Infecções óbvias devem ser tratadas com antibióticos (para indicações e doses, ver tabela Tratamento com antibióticos de infecções por estafilococos em adultos). Aguardando os resultados da cultura, clindamicina ou linezolida (para suprimir a produção de toxinas) com vancomicina, daptomicina, linezolida ou ceftarolina — as escolhas empíricas que cobrem os agentes etiológicos mais prováveis — devem ser utilizadas. Se um agente patogênico for isolado na cultura, o esquema antibióticos é ajustado conforme necessário:
Para estreptococos do grupo A: clindamicina com um betalactâmico
Para S. aureus sensível à meticilina (MSSA): clindamicina com oxacilina ou nafcilina
Para Staphylococcus aureus resistente à meticilina (SARM): vancomicina ou clindamicina com daptomicina ou linezolida, dependendo da sensibilidade
O uso de antibióticos durante a doença aguda pode também erradicar o patógeno e prevenir recorrências. A imunização passiva contra toxinas da SCT com imunoglobulina intravenosa (2 mg/kg, então 0,4 g/kg diariamente por até 5 dias) é útil em casos graves de ambos os tipos de SCT e age por semanas, mas a doença não pode induzir imunidade ativa, sendo possível ocorrer recorrências.

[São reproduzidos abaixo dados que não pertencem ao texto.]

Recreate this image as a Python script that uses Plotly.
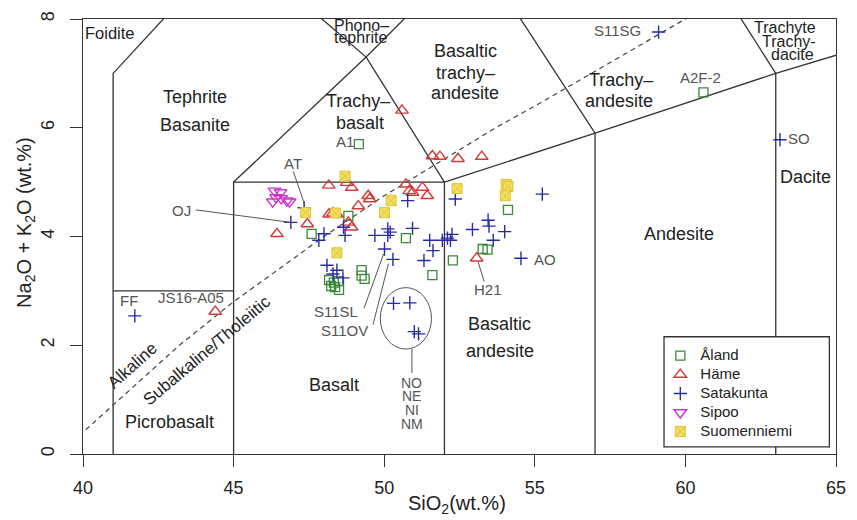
import plotly.graph_objects as go

FONT = "Liberation Sans, Arial, sans-serif"
INK = "#222222"
GREY = "#555555"
EDGE = "#333333"

# ---- sample compositions: SiO2 (wt.%) and Na2O+K2O (wt.%) ----
aland_sio2 = [49.16, 60.60, 47.59, 48.17, 48.33, 48.50, 48.24, 48.50, 48.37,
              49.25, 49.25, 49.35, 51.60, 50.72, 48.81, 54.11, 53.27, 53.43, 52.28]
aland_alk = [5.70, 6.65, 4.05, 3.20, 3.15, 3.18, 3.09, 3.02, 3.07,
             3.38, 3.28, 3.22, 3.29, 3.97, 4.38, 4.49, 3.77, 3.76, 3.56]

hame_sio2 = [50.59, 51.60, 51.85, 52.45, 53.24, 44.39, 46.44, 47.45, 48.16, 48.76,
             48.92, 49.47, 49.52, 49.14, 50.72, 50.94, 51.27, 51.43, 50.83,
             48.17, 48.30, 48.43, 48.92, 48.81, 53.07]
hame_alk = [6.32, 5.48, 5.47, 5.43, 5.47, 2.62, 4.05, 4.23, 4.94, 4.99,
            4.90, 4.75, 4.69, 4.56, 4.96, 4.81, 4.90, 4.75, 4.84,
            4.41, 4.43, 4.41, 4.17, 4.26, 3.60]

satakunta_sio2 = [59.11, 63.14, 41.72, 46.90, 47.34, 47.83, 48.00, 48.65, 48.70,
                  49.69, 50.12, 50.12, 50.20, 50.01, 50.29, 50.78, 50.94, 51.51,
                  51.62, 51.32, 51.93, 52.10, 52.25, 52.20, 52.36, 52.93, 53.45,
                  53.48, 54.00, 53.62, 55.25, 54.54, 48.10, 48.43, 48.63, 48.30,
                  50.31, 50.85, 51.00, 51.14]
satakunta_alk = [7.76, 5.78, 2.54, 4.26, 4.53, 3.93, 4.05, 4.17, 4.02,
                 4.02, 4.14, 4.02, 4.08, 3.77, 3.58, 4.66, 4.15, 3.93,
                 3.74, 3.56, 3.93, 3.97, 4.04, 3.93, 4.69, 4.13, 4.30,
                 4.19, 4.09, 3.93, 4.78, 3.60, 3.47, 3.38, 3.24, 3.31,
                 2.77, 2.78, 2.25, 2.21]

sipoo_sio2 = [46.36, 46.56, 46.41, 46.58, 46.77, 46.86, 46.30]
sipoo_alk = [4.84, 4.81, 4.72, 4.70, 4.66, 4.64, 4.64]

suomenniemi_sio2 = [47.39, 48.70, 48.38, 50.23, 50.01, 48.43, 52.42, 54.05, 54.11, 54.02]
suomenniemi_alk = [4.44, 5.11, 4.43, 4.66, 4.44, 3.70, 4.88, 4.96, 4.92, 4.75]

# ---- TAS field boundaries (Le Bas et al., 1986) ----
tas_x = [[41, 41, 45, 48.4],
         [41, 45],
         [45, 45, 49.4, 53, 57.6],
         [45, 52, 57, 63, 69],
         [52, 52, 49.4, 45],
         [57, 57, 53, 48.4],
         [63, 63, 57.6]]
tas_y = [[0, 7, 9.4, 11.5],
         [3, 3],
         [0, 5, 7.3, 9.3, 11.7],
         [5, 5, 5.9, 7, 8],
         [0, 5, 7.3, 9.4],
         [0, 5.9, 9.3, 11.5],
         [0, 7, 11.7]]

# Alkaline / subalkaline divide (Irvine & Baragar, 1971)
ib_x = [39.2, 40, 43.2, 45, 48, 50, 53.7, 55, 60, 65, 77.4]
ib_y = [0, 0.4, 2, 2.8, 4, 4.75, 6, 6.4, 8, 8.8, 10]

# ---- field names ----
field_text = ["Foidite", "Tephrite", "Basanite", "Phono–", "tephrite",
              "Basaltic", "trachy–", "andesite", "Trachy–", "basalt",
              "Trachy–", "andesite", "Trachyte", "Trachy-", "dacite",
              "Andesite", "Dacite", "Basaltic", "andesite", "Basalt", "Picrobasalt"]
field_x = [40.90, 43.72, 43.72, 49.26, 49.20,
           52.69, 52.69, 52.69, 49.14, 49.19,
           57.87, 57.80, 63.30, 63.43, 63.56,
           59.78, 64.00, 53.83, 53.83, 48.32, 42.86]
field_y = [7.75, 6.56, 6.05, 7.88, 7.66,
           7.41, 7.01, 6.63, 6.50, 6.09,
           6.87, 6.49, 7.84, 7.58, 7.35,
           4.05, 5.09, 2.40, 1.89, 1.26, 0.59]
field_size = [16.5, 18, 18, 16, 16,
              18, 18, 18, 18, 18,
              18, 18, 16, 16, 16,
              18, 18, 18, 18, 18, 18]

# ---- sample name tags and their leader lines ----
tag_text = ["A1", "A2F-2", "S11SG", "SO", "FF", "JS16-A05", "OJ", "AT",
            "S11SL", "S11OV", "H21", "AO", "NO", "NE", "NI", "NM"]
tag_x = [48.70, 60.50, 57.76, 63.76, 41.52, 43.59, 43.26, 46.96,
         48.40, 48.69, 53.45, 55.34, 50.92, 50.92, 50.92, 50.92]
tag_y = [5.74, 6.93, 7.78, 5.80, 2.83, 2.87, 4.48, 5.34,
         2.62, 2.27, 3.02, 3.58, 1.31, 1.06, 0.81, 0.55]
tag_size = [15, 15, 15, 15, 15, 15, 15, 15,
            15, 15, 15, 15, 14, 14, 14, 14]

leader_x0 = [43.74, 46.98, 49.33, 49.63, 53.32, 50.92]
leader_y0 = [4.49, 5.20, 2.68, 2.38, 3.17, 1.93]
leader_x1 = [46.90, 47.37, 49.98, 50.14, 53.12, 50.92]
leader_y1 = [4.26, 4.57, 3.68, 3.50, 3.53, 1.49]

# grouped samples (NO, NE, NI, NM)
ring_x = [49.87, 51.57]
ring_y = [1.93, 3.06]

fig = go.Figure()

# field boundaries
bx, by = [], []
for xs, ys in zip(tas_x, tas_y):
    bx += xs + [None]
    by += ys + [None]
fig.add_trace(go.Scatter(x=bx, y=by, mode="lines", showlegend=False, hoverinfo="skip",
                         line=dict(color=EDGE, width=1.3)))
fig.add_trace(go.Scatter(x=ib_x, y=ib_y, mode="lines", showlegend=False, hoverinfo="skip",
                         line=dict(color="#444444", width=1.2, dash="5px,4px")))


def legend_name(s):
    return f"<span style='font-size:15px'>{s}</span>"


fig.add_trace(go.Scatter(x=aland_sio2, y=aland_alk, mode="markers", name=legend_name("Åland"),
                         marker=dict(symbol="square-open", size=9, color="#3a8a3a",
                                     line=dict(width=1.3, color="#3a8a3a"))))
fig.add_trace(go.Scatter(x=hame_sio2, y=hame_alk, mode="markers", name=legend_name("Häme"),
                         marker=dict(symbol="triangle-up-open", size=11, color="#d23a3a",
                                     line=dict(width=1.4, color="#d23a3a"))))
fig.add_trace(go.Scatter(x=satakunta_sio2, y=satakunta_alk, mode="markers", name=legend_name("Satakunta"),
                         marker=dict(symbol="cross-thin-open", size=9.5, color="#2a2aa8",
                                     line=dict(width=1.4, color="#2a2aa8"))))
fig.add_trace(go.Scatter(x=sipoo_sio2, y=sipoo_alk, mode="markers", name=legend_name("Sipoo"),
                         marker=dict(symbol="triangle-down-open", size=11, color="#cc33cc",
                                     line=dict(width=1.4, color="#cc33cc"))))
fig.add_trace(go.Scatter(x=suomenniemi_sio2, y=suomenniemi_alk, mode="markers", name=legend_name("Suomenniemi"),
                         marker=dict(symbol="square-x", size=10, color="#f4df62",
                                     line=dict(width=1, color="#dcc23a"))))

shapes = []
for x0, y0, x1, y1 in zip(leader_x0, leader_y0, leader_x1, leader_y1):
    shapes.append(dict(type="line", xref="x", yref="y", x0=x0, y0=y0, x1=x1, y1=y1,
                       line=dict(color=GREY, width=1)))
shapes.append(dict(type="circle", xref="x", yref="y", x0=ring_x[0], x1=ring_x[1],
                   y0=ring_y[0], y1=ring_y[1], line=dict(color=GREY, width=1)))
# legend frame
shapes.append(dict(type="rect", xref="paper", yref="paper", x0=0.7716, x1=0.9912,
                   y0=0.0166, y1=0.2695, fillcolor="white", layer="above",
                   line=dict(color=EDGE, width=1.3)))

annotations = []
for t, x, y, s in zip(field_text, field_x, field_y, field_size):
    annotations.append(dict(x=x, y=y, xref="x", yref="y", text=t, showarrow=False,
                            font=dict(size=s, color=INK, family=FONT)))
for t, x, y, s in zip(tag_text, tag_x, tag_y, tag_size):
    annotations.append(dict(x=x, y=y, xref="x", yref="y", text=t, showarrow=False,
                            font=dict(size=s, color=GREY, family=FONT)))
annotations.append(dict(x=41.65, y=1.62, xref="x", yref="y", text="Alkaline", showarrow=False,
                        textangle=-42, font=dict(size=17, color=INK, family=FONT)))
annotations.append(dict(x=44.12, y=1.90, xref="x", yref="y", text="Subalkaline/Tholeiitic",
                        showarrow=False, textangle=-40, font=dict(size=17, color=INK, family=FONT)))
# axis titles
annotations.append(dict(x=(462 - 83) / 763, y=(454 - 505) / 439, xref="paper", yref="paper",
                        xanchor="center", yanchor="middle",
                        text="SiO<sub>2</sub>(wt.%)", showarrow=False,
                        font=dict(size=20, color=INK, family=FONT)))
annotations.append(dict(x=(24 - 83) / 763, y=(454 - 220) / 439, xref="paper", yref="paper",
                        xanchor="center", yanchor="middle",
                        text="Na<sub>2</sub>O + K<sub>2</sub>O (wt.%)", showarrow=False, textangle=-90,
                        font=dict(size=20, color=INK, family=FONT)))

fig.update_layout(
    width=857, height=520,
    margin=dict(l=83, r=11, t=15, b=66),
    paper_bgcolor="white", plot_bgcolor="white",
    font=dict(family=FONT, color=INK),
    shapes=shapes, annotations=annotations,
    legend=dict(x=(668 - 83) / 763, y=(454 - 340) / 439, xanchor="left", yanchor="top",
                bgcolor="rgba(0,0,0,0)", borderwidth=0,
                font=dict(size=12, family=FONT, color=INK)),
)
axis_common = dict(ticks="outside", ticklen=12, tickwidth=1.3, tickcolor=EDGE,
                   showline=True, linecolor=EDGE, linewidth=1.3, mirror=True,
                   showgrid=False, zeroline=False, tickfont=dict(size=18, color=INK, family=FONT))
fig.update_xaxes(range=[40, 65], tickvals=[40, 45, 50, 55, 60, 65], ticklabelstandoff=5, **axis_common)
fig.update_yaxes(range=[0, 8], tickvals=[0, 2, 4, 6, 8], tickangle=-90, ticklabelstandoff=9,
                 **axis_common)

fig.write_html("out.html")
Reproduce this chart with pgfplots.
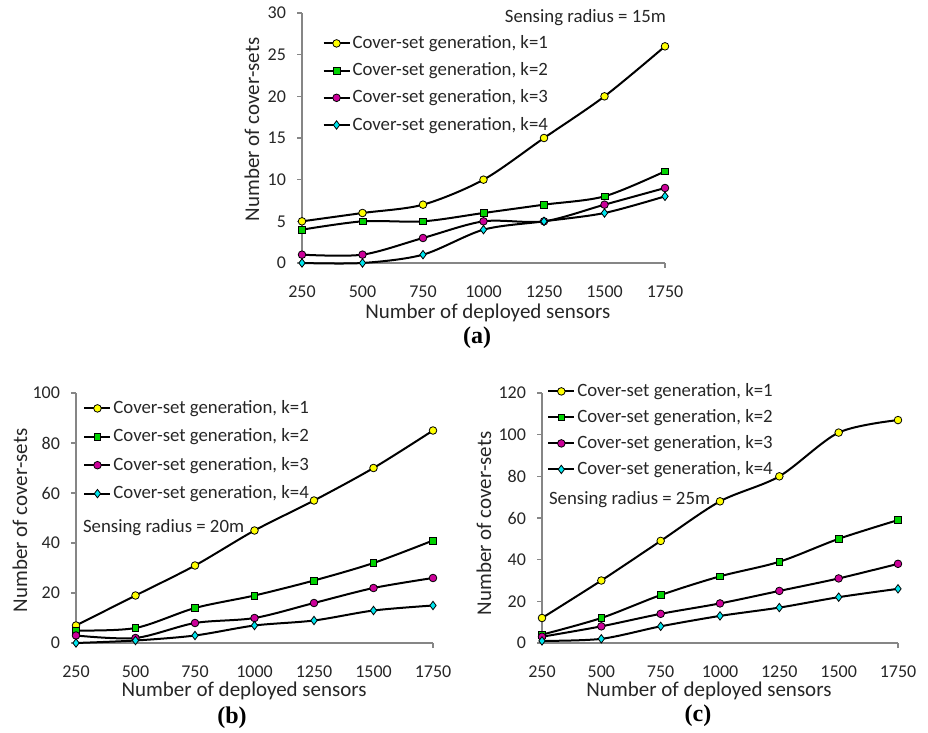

Se um teste para soroconversão das respostas séricas de anticorpos para TSST-1 em soros pareados nas fases aguda e convalescente for negativo, mulheres que tiveram SCT estafilocócica provavelmente devem evitar utilizar tampões e copos menstruais, capuzes cervicais, esponjas contraceptivas, dispositivos intrauterinos, diafragmas e pessários. Parece prudente aconselhar todas as mulheres, independentemente do resultado do TSST-1, a trocarem os tampões frequentemente ou utilizarem absorventes externos.
Pontos-chave
A síndrome do choque tóxico (SCT) é causada por cepas de Staphylococcus aureus e Streptococcus pyogenes produtoras de exotoxina.
Embora classicamente descrita como ocorrendo com o uso de tampões, a síndrome do choque tóxico pode ocorrer depois de muitas infecções de tecidos moles por estreptococos ou estafilococos.
O início dos sintomas é súbito; os sintomas são febre alta, hipotensão (que pode ser refratária), exantema eritematoso difuso e disfunção de múltiplos órgãos.
Fornecer tratamento de suporte agressivo, e descontaminar e/ou debridar o local de origem.
Administrar antibióticos (p. ex., clindamicina ou linezolida mais vancomicina, daptomicina, linezolida ou ceftarolina) de acordo com os testes de cultura e sensibilidade.
Administrar imunoglobulina IV se a síndrome do choque tóxico for grave.